The public debt on the first day of July last, as appears by the books of the Treasury, amounted to $1,740,690,489.49. Probably, should the war continue for another year, that amount may be increased by not far from $500,000,000. Held, as it is, for the most part by our own people, it has become a substantial branch of national, though private, property. For obvious reasons the more nearly this property can be distributed among all the people the better. To favor such general distribution, greater inducements to become owners might, perhaps, with good effect and without injury be presented to persons of limited means. With this view I suggest whether it might not be both competent and expedient for Congress to provide that a limited amount of some future issue of public securities might be held by any bona fide purchaser exempt from taxation and from seizure for debt, under such restrictions and limitations as might be necessary to guard against abuse of so important a privilege. This would enable every prudent person to set aside a small annuity against a possible day of want.

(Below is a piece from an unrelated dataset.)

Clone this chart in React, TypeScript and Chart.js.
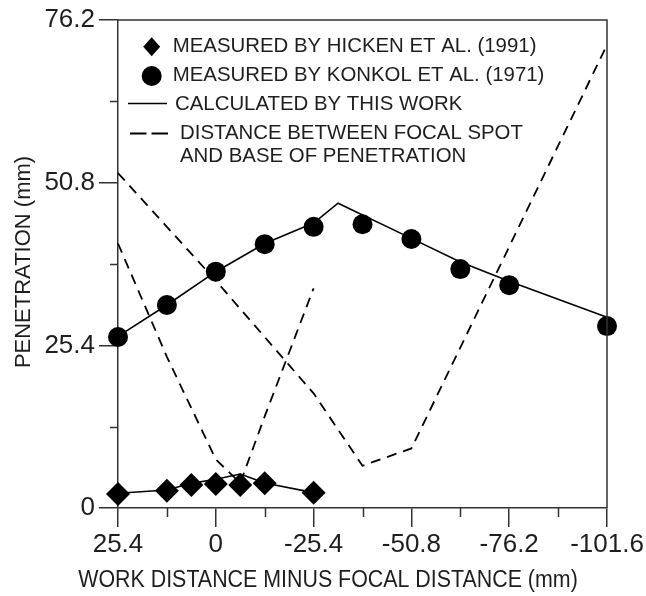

Privileges like these would render the possession of such securities to the amount limited most desirable to every person of small means who might be able to save enough for the purpose. The great advantage of citizens being creditors as well as debtors with relation to the public debt is obvious. Men readily perceive that they can not be much oppressed by a debt which they owe to themselves.
The public debt on the first day of July last, although somewhat exceeding the estimate of the Secretary of the Treasury made to Congress at the commencement of the last session, falls short of the estimate of that officer made in the preceding December as to its probable amount at the beginning of this year by the sum of $3,995,097.31. This fact exhibits a satisfactory condition and conduct of the operations of the Treasury.